Watching for God in the Ordinary

This post is by Norma Jean Powell, San Rafael First UMC

Psalm 63: 1-8 “My soul is satisfied as with a rich feast, and my mouth praises you with joyful lips when I think of you on my bed, and meditate on you in the watches of the night;”

While we were in silent prayer during worship on the First Sunday of Lent, my eyes happened upon the deep purple fabric covering the worship table, the shiny material luminescent with sworls of light. In the dark, contemplative season of Lent, when we carefully drape our worship environment in purples and greys, the light of God’s love will find a way in. Perhaps the intent of using dark colors or of giving up a pleasure we love, or of adopting a special spiritual practice during lent is to encourage us to watch for the evidence of God’s presence in our lives, not just in this sanctuary but in the mundane, the ordinary, even the dark places. 

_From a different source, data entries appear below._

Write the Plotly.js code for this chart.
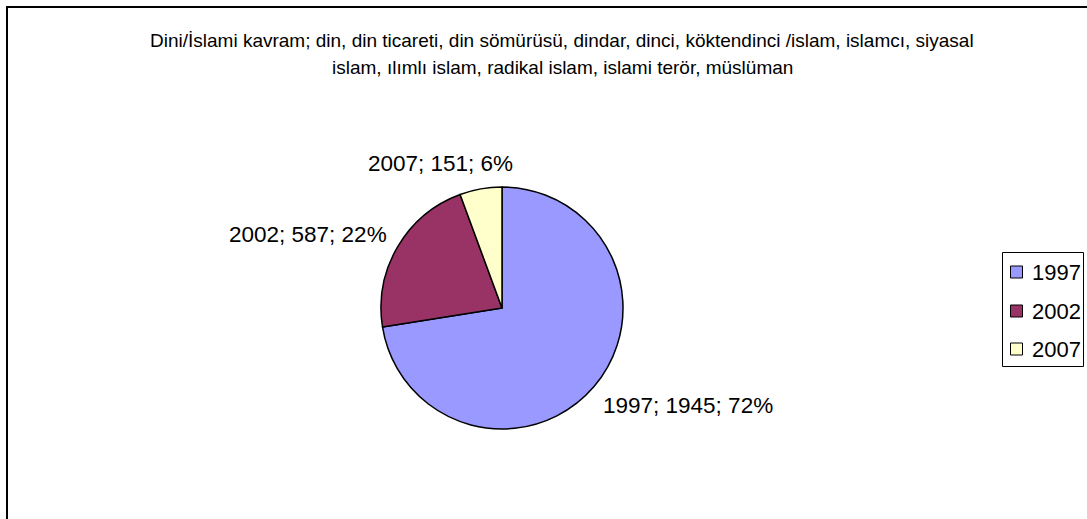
<!DOCTYPE html>
<html>
<head>
<meta charset="utf-8">
<script src="https://cdn.plot.ly/plotly-3.0.1.min.js"></script>
<style>html,body{margin:0;padding:0;background:#fff;}#chart{width:1087px;height:519px;}</style>
</head>
<body>
<div id="chart"></div>
<script>
// ---- data ----
const categories = ['1997', '2002', '2007'];
const values = [1945, 587, 151];
const colors = ['#9999FF', '#993366', '#FFFFCC'];
const titleLines = [
  'Dini/İslami kavram; din, din ticareti, din sömürüsü, dindar, dinci, köktendinci /islam, islamcı, siyasal',
  'islam, ılımlı islam, radikal islam, islami terör, müslüman'
];

// ---- layout helpers (pixel -> paper) ----
const W = 1087, H = 519;
const px = x => x / W;
const py = y => 1 - y / H;
const FONT = 'Liberation Sans, Arial, sans-serif';

const total = values.reduce((a, b) => a + b, 0);
const labelText = categories.map((c, i) => c + '; ' + values[i] + '; ' + Math.round(values[i] / total * 100) + '%');
const labelPos = [[688, 405], [308, 234], [440, 163]];
const titlePos = [[562, 40], [562, 67]];
const legendRows = [272, 311, 349];

const annotations = [];
titleLines.forEach((t, i) => annotations.push({
  text: t, xref: 'paper', yref: 'paper', x: px(titlePos[i][0]), y: py(titlePos[i][1]),
  xanchor: 'center', yanchor: 'middle', showarrow: false,
  font: {family: FONT, size: 19, color: '#000'}
}));
labelText.forEach((t, i) => annotations.push({
  text: t, xref: 'paper', yref: 'paper', x: px(labelPos[i][0]), y: py(labelPos[i][1]),
  xanchor: 'center', yanchor: 'middle', showarrow: false,
  font: {family: FONT, size: 22.5, color: '#000'}
}));
categories.forEach((c, i) => annotations.push({
  text: c, xref: 'paper', yref: 'paper', x: px(1030), y: py(legendRows[i]),
  xanchor: 'left', yanchor: 'middle', showarrow: false,
  font: {family: FONT, size: 22, color: '#000'}
}));

const shapes = [
  {type: 'rect', xref: 'paper', yref: 'paper', x0: px(7), x1: px(1100), y0: py(7), y1: py(540),
   line: {color: '#000', width: 2}, fillcolor: 'rgba(0,0,0,0)'},
  {type: 'rect', xref: 'paper', yref: 'paper', x0: px(1002.5), x1: px(1083.5), y0: py(252.5), y1: py(366.5),
   line: {color: '#000', width: 1}, fillcolor: 'rgba(0,0,0,0)'}
];
categories.forEach((c, i) => shapes.push({
  type: 'rect', xref: 'paper', yref: 'paper', x0: px(1010.5), x1: px(1022.5),
  y0: py(legendRows[i] - 6), y1: py(legendRows[i] + 6),
  line: {color: '#000', width: 1}, fillcolor: colors[i]
}));

const trace = {
  type: 'pie',
  labels: categories,
  values: values,
  sort: false,
  direction: 'clockwise',
  rotation: 0,
  marker: {colors: colors, line: {color: '#000', width: 1.5}},
  textinfo: 'none',
  hoverinfo: 'skip',
  domain: {x: [px(381), px(623)], y: [py(430), py(186)]}
};

const layout = {
  width: W, height: H,
  margin: {l: 0, r: 0, t: 0, b: 0},
  paper_bgcolor: '#fff',
  showlegend: false,
  annotations: annotations,
  shapes: shapes,
  font: {family: FONT}
};

Plotly.newPlot('chart', [trace], layout, {displayModeBar: false, staticPlot: true});
</script>
</body>
</html>
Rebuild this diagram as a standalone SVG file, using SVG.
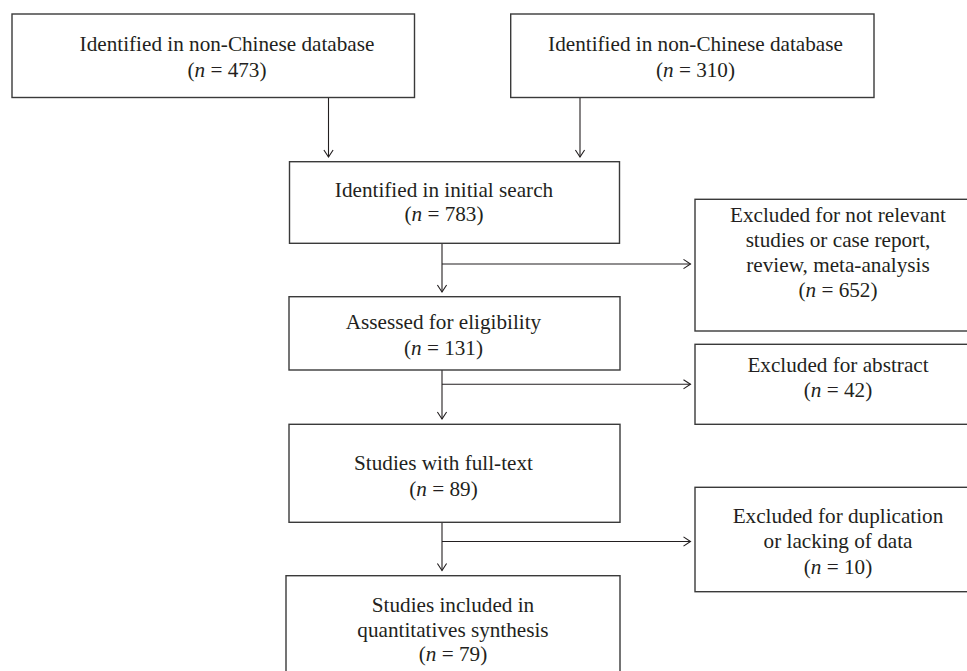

Early Japanese poets relied on a concept called “wabi”. Wabi conveys the beauty of the most ordinary circumstances and objects, so one might write of the steam rising from a cup of tea or a flower with it’s stem bent and muddied by the rain. The 17th century poet-master, Basho, wrote:
          spring rain –
          roof leak drizzling
          through a hanging wasps’ nest
Basho also wrote several poems in the last days of his life, even as he knew that his illness was final, finding peace in savoring the small sights and circumstances around him: birds flying against a cloud, a white flower with dust specks on it, autumn-dry fields.

The psalmist writes: “…for you have been my help, and in the shadow of your wings I sing for joy.”

In these days of Lent I watch each day, even each moment, for the shadow of God’s wing spreading over me; watching for the small, the mundane, the ordinary that sings of God’s presence. Awakening in the early hours of the morning with much time before dawn, unable to sleep again, we often let the worries of our subconscious drive us to despair. But now the words of the psalmist remind me to spend that time praising God. And then I hear the owl that has taken up residence in the tree outside my bedroom calling, and I think again of the small wonders of creation; soon a peace settles over the room and sleep returns. Scent of plum blossoms, the moon reflected in the white blooming plum trees, the wind purring through the eucalyptus grove, crows screaming a warning of perceived danger, and robins exclaiming their delight at finding a few last holly berries, the dark shadow of evening creeping across the mountain. Each day when I enter the gifts God has given I sense the deep peace a satisfaction that the psalmist sings of, and the peace of the creator surrounds me as though I were sheltered under God’s wings.

1 comment:

  1. Thanks Norma Jean. When I came out of our healing service tonight the moon reminded me of God's wing... peaking through the clouds big and strong with feminine energy, carrying me to a place filled with gratitude and awe!